Write out each line of the material again, word for word.
====== Stored data ======
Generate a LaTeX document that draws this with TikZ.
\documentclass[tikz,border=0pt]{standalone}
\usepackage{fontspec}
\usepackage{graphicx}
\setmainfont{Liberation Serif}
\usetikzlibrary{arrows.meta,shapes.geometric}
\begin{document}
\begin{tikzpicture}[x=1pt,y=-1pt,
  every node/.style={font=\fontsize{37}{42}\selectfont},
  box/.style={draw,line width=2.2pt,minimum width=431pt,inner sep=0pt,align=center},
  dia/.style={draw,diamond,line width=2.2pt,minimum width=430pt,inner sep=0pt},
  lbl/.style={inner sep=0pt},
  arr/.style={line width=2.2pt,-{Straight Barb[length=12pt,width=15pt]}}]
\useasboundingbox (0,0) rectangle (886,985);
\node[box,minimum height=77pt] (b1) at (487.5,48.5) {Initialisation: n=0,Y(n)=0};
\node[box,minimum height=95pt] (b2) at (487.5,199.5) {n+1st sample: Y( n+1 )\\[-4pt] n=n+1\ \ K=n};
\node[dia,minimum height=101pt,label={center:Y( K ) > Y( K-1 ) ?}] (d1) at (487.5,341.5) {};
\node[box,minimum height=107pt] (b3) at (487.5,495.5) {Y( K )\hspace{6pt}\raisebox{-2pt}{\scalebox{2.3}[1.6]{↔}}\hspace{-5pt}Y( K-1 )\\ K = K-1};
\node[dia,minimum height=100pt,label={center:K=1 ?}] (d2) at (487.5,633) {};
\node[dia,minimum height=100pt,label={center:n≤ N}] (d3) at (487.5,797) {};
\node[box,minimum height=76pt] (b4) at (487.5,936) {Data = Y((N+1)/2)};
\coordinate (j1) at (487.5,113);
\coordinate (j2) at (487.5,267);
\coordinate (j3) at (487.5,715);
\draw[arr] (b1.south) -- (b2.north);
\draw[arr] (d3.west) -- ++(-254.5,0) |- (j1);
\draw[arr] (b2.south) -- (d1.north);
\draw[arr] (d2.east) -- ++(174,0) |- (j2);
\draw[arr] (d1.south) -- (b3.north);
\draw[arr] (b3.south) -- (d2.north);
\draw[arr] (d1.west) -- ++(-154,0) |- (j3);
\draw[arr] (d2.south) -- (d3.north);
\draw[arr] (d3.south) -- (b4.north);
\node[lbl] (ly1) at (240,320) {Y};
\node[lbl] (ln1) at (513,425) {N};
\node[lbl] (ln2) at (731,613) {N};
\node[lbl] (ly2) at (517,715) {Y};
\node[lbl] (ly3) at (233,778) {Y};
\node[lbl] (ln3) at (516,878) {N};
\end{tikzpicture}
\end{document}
======
> **Result for this task**:
Generate a LaTeX document that draws this with TikZ.
\documentclass[tikz,border=0pt]{standalone}
\usepackage{fontspec}
\usepackage{graphicx}
\setmainfont{Liberation Serif}
\usetikzlibrary{arrows.meta,shapes.geometric}
\begin{document}
\begin{tikzpicture}[x=1pt,y=-1pt,
  every node/.style={font=\fontsize{37}{42}\selectfont},
  box/.style={draw,line width=2.2pt,minimum width=431pt,inner sep=0pt,align=center},
  dia/.style={draw,diamond,line width=2.2pt,minimum width=430pt,inner sep=0pt},
  lbl/.style={inner sep=0pt},
  arr/.style={line width=2.2pt,-{Straight Barb[length=12pt,width=15pt]}}]
\useasboundingbox (0,0) rectangle (886,985);
\node[box,minimum height=77pt] (b1) at (487.5,48.5) {Initialisation: n=0,Y(n)=0};
\node[box,minimum height=95pt] (b2) at (487.5,199.5) {n+1st sample: Y( n+1 )\\[-4pt] n=n+1\ \ K=n};
\node[dia,minimum height=101pt,label={center:Y( K ) > Y( K-1 ) ?}] (d1) at (487.5,341.5) {};
\node[box,minimum height=107pt] (b3) at (487.5,495.5) {Y( K )\hspace{6pt}\raisebox{-2pt}{\scalebox{2.3}[1.6]{↔}}\hspace{-5pt}Y( K-1 )\\ K = K-1};
\node[dia,minimum height=100pt,label={center:K=1 ?}] (d2) at (487.5,633) {};
\node[dia,minimum height=100pt,label={center:n≤ N}] (d3) at (487.5,797) {};
\node[box,minimum height=76pt] (b4) at (487.5,936) {Data = Y((N+1)/2)};
\coordinate (j1) at (487.5,113);
\coordinate (j2) at (487.5,267);
\coordinate (j3) at (487.5,715);
\draw[arr] (b1.south) -- (b2.north);
\draw[arr] (d3.west) -- ++(-254.5,0) |- (j1);
\draw[arr] (b2.south) -- (d1.north);
\draw[arr] (d2.east) -- ++(174,0) |- (j2);
\draw[arr] (d1.south) -- (b3.north);
\draw[arr] (b3.south) -- (d2.north);
\draw[arr] (d1.west) -- ++(-154,0) |- (j3);
\draw[arr] (d2.south) -- (d3.north);
\draw[arr] (d3.south) -- (b4.north);
\node[lbl] (ly1) at (240,320) {Y};
\node[lbl] (ln1) at (513,425) {N};
\node[lbl] (ln2) at (731,613) {N};
\node[lbl] (ly2) at (517,715) {Y};
\node[lbl] (ly3) at (233,778) {Y};
\node[lbl] (ln3) at (516,878) {N};
\end{tikzpicture}
\end{document}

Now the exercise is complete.